The Philippine-American Educational Foundation (Fulbright Commission in the Philippines) hosted the final presentations of three American Fulbright scholars for academic year 2014-15 last Tuesday, May 12, 2015 from 1:30 until 4:00 in the afternoon at the PAEF office. The three presenters namely; Jason Reblando who is an artist and photographer based in Chicago and Bloomington-Normal Illinois, Joseph Legaspi who works at Columbia University and resides in New York City, and Grace Talusan, a writer and writing teacher based in Boston enthusiastically presented their research outputs.
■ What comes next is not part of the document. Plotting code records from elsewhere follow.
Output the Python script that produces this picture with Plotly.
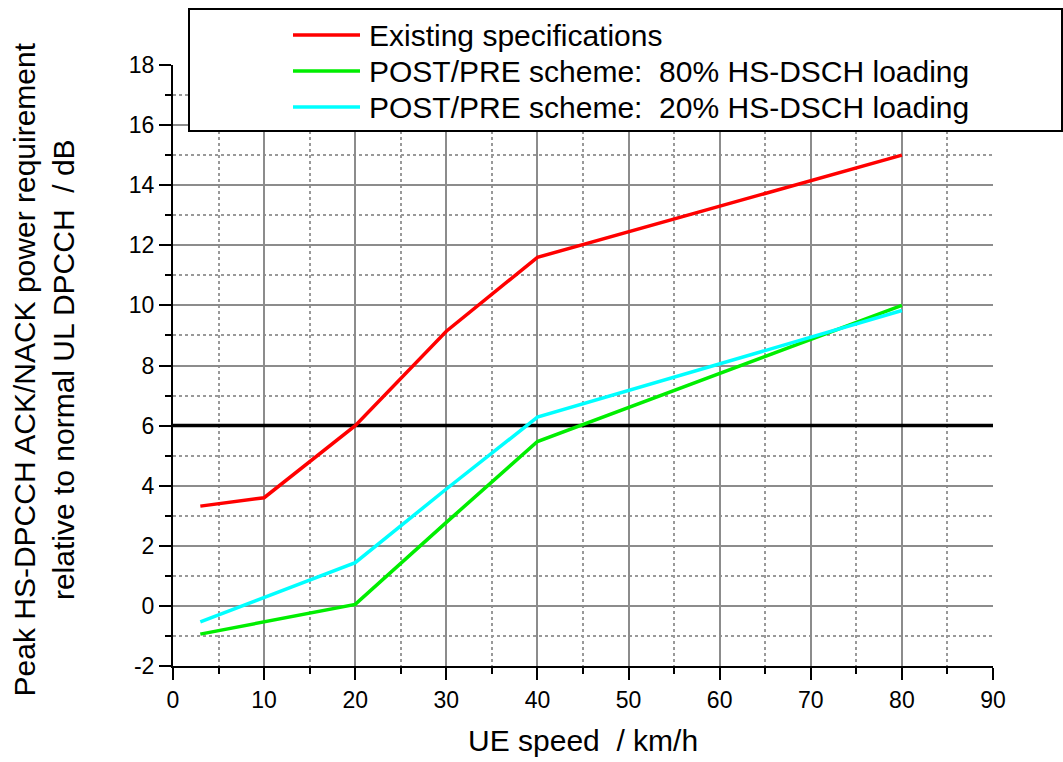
import plotly.graph_objects as go

# ---- data ----
speed = [3, 10, 20, 30, 40, 80]
existing = [3.32, 3.6, 6.0, 9.14, 11.6, 15.0]
post80 = [-0.94, -0.53, 0.05, 2.78, 5.47, 10.0]
post20 = [-0.53, 0.28, 1.44, 3.89, 6.28, 9.83]
threshold_x = [0, 90]
threshold_y = [6, 6]
series_names = ["Existing specifications",
                "POST/PRE scheme:\u00a0\u00a080% HS-DSCH loading",
                "POST/PRE scheme:\u00a0\u00a020% HS-DSCH loading"]
series_colors = ["#ff0000", "#00ee00", "#00ffff"]
x_ticks = list(range(0, 91, 10))
y_ticks = list(range(-2, 19, 2))
y_ticktext = [str(v) for v in y_ticks]

FONT = "Liberation Sans, Arial, sans-serif"
W, H = 1063, 762
ML, MR, MT, MB = 173, 70, 65, 96
PW = W - ML - MR
PH = H - MT - MB


def pxx(p):
    return (p - ML) / PW


def pxy(p):
    return (H - MB - p) / PH


fig = go.Figure()
fig.add_trace(go.Scatter(x=threshold_x, y=threshold_y, mode="lines",
                         line=dict(color="black", width=3.5), showlegend=False,
                         hoverinfo="skip"))
for ys, nm, col in zip([existing, post80, post20], series_names, series_colors):
    fig.add_trace(go.Scatter(x=speed, y=ys, mode="lines", name=nm,
                             line=dict(color=col, width=3.5), showlegend=False))

axis_common = dict(
    showline=True, linecolor="black", linewidth=2,
    ticks="outside", ticklen=12, tickwidth=2, tickcolor="black",
    showgrid=True, gridcolor="#8c8c8c", gridwidth=1.5,
    zeroline=False, tickfont=dict(family=FONT, size=23, color="black"),
)

fig.update_xaxes(range=[0, 90], tickvals=x_ticks, **axis_common,
                 minor=dict(dtick=5, tick0=0, ticks="outside", ticklen=6, tickwidth=2,
                            tickcolor="black", showgrid=True, gridcolor="#999999",
                            griddash="dot", gridwidth=1.5))
fig.update_yaxes(range=[-2, 18], tickvals=y_ticks, ticktext=y_ticktext, **axis_common,
                 minor=dict(dtick=1, tick0=0, ticks="outside", ticklen=6, tickwidth=2,
                            tickcolor="black", showgrid=True, gridcolor="#999999",
                            griddash="dot", gridwidth=1.5))

shapes = []
# hide edge gridlines (x=90 right edge, y=18 top edge)
shapes.append(dict(type="line", xref="x", yref="paper", x0=90, x1=90, y0=0, y1=1,
                   line=dict(color="white", width=3), layer="between"))
shapes.append(dict(type="line", xref="paper", yref="y", x0=0, x1=1, y0=18, y1=18,
                   line=dict(color="white", width=3), layer="between"))
# legend box
shapes.append(dict(type="rect", xref="paper", yref="paper",
                   x0=pxx(189), x1=pxx(1062), y0=pxy(131), y1=pxy(9),
                   line=dict(color="black", width=2), fillcolor="white", layer="above"))
rows = [35, 71, 107]
annotations = []
for r, nm, col in zip(rows, series_names, series_colors):
    shapes.append(dict(type="line", xref="paper", yref="paper",
                       x0=pxx(293), x1=pxx(360), y0=pxy(r), y1=pxy(r),
                       line=dict(color=col, width=3.5), layer="above"))
    annotations.append(dict(text=nm, xref="paper", yref="paper", x=pxx(367), y=pxy(r),
                            xanchor="left", yanchor="middle", showarrow=False,
                            font=dict(family=FONT, size=30, color="black")))

annotations.append(dict(text="Peak HS-DPCCH ACK/NACK power requirement<br>relative to normal UL DPCCH\u00a0\u00a0/ dB",
                        xref="paper", yref="paper", x=pxx(43), y=pxy(369.5),
                        xanchor="center", yanchor="middle", textangle=-90, showarrow=False,
                        font=dict(family=FONT, size=30, color="black")))
annotations.append(dict(text="UE speed\u00a0\u00a0/ km/h", xref="paper", yref="paper",
                        x=pxx(583), y=pxy(741), xanchor="center", yanchor="middle",
                        showarrow=False, font=dict(family=FONT, size=30, color="black")))

fig.update_layout(width=W, height=H, margin=dict(l=ML, r=MR, t=MT, b=MB),
                  plot_bgcolor="white", paper_bgcolor="white",
                  shapes=shapes, annotations=annotations, showlegend=False)

fig.write_html("out.html")
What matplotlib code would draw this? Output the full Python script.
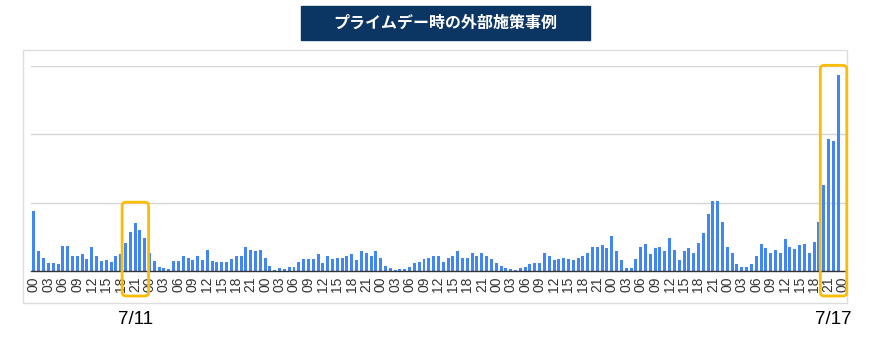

The first presentation entitled; “Home Away From Home: Benefits and Losses of the Filipino Diaspora” was discussed by Jason Reblando. During his four-month Fulbright research fellowship, Jason Reblando has been producing a photographic survey of different aspects of the Filipino diaspora and how Filipinos stay connected to their homeland. From balikbayan boxes to remittances, Filipinos maintain relationships with their home despite the social hardships and geographic boundaries that separate friends and families. With subjects ranging from the families who experience the benefits and absence of an Overseas Filipino Worker to the bureaucratic processing of OFWs, Reblando’s photographs examine how OFWs are changing the Philippine landscape and Filipinos’ relationship to home.
Joseph Legaspi was the next one who discussed about his research and it was entitled; “Home and in the Diaspora, a Non-portrait and a Poetry Reading”. He returned to the country of his birth as a Fulbright scholar and poet to investigate the current state of Filipino poetics. As a hyphenated American, he attempts to explore the cultural dynamics, similarities and differences between Filipino and Filipino-American writing in terms of aesthetics, approach to language, craft, subject choices and most intriguingly, in dealing with identity. As he believes that poetry maps the emotional landscape of people, of mankind, his study has given him means of understanding the complicated Philippine psyche, scarred by its varying colonial past. Moreover, by painting a portrait of a creative writing program—Silliman University’s in Dumaguete, Negros Oriental— he endeavors to illustrate the institutionalization of creative writing in the Philippines, whether, like in America, the proliferation of workshop culture has permeated not only academia but the zeitgeist. Essentially, he came to realize that he could most effectively broach the subject of Filipino and Filipino-American poetics by approaching it as a poet; this homecoming for a long-absent, conflicted son dealing with his sense of duality and longing through his humble art.
The last presenter, Grace Talusan discussed about BPOs. “The Golden Headset: The Lives of BPO Workers” was the title of her presentation. She discussed that as the business process outsourcing industry (BPO) in the Philippines has over one million employees and grows at a rate of 20% annually. The economic impact on the economy is profound, but who are the individuals at the other end of the phone line? With a large percentage of clients in the U.S. and the Philippines 12 hours ahead, Filipino BPO workers are temporal or virtual migrants, seeking better economic opportunities while their families sleep. The economic benefits are great, but what are the personal costs to workers’ lives? Research into the personal stories of BPO workers illuminates both the sacrifices and benefits of wearing the golden headset.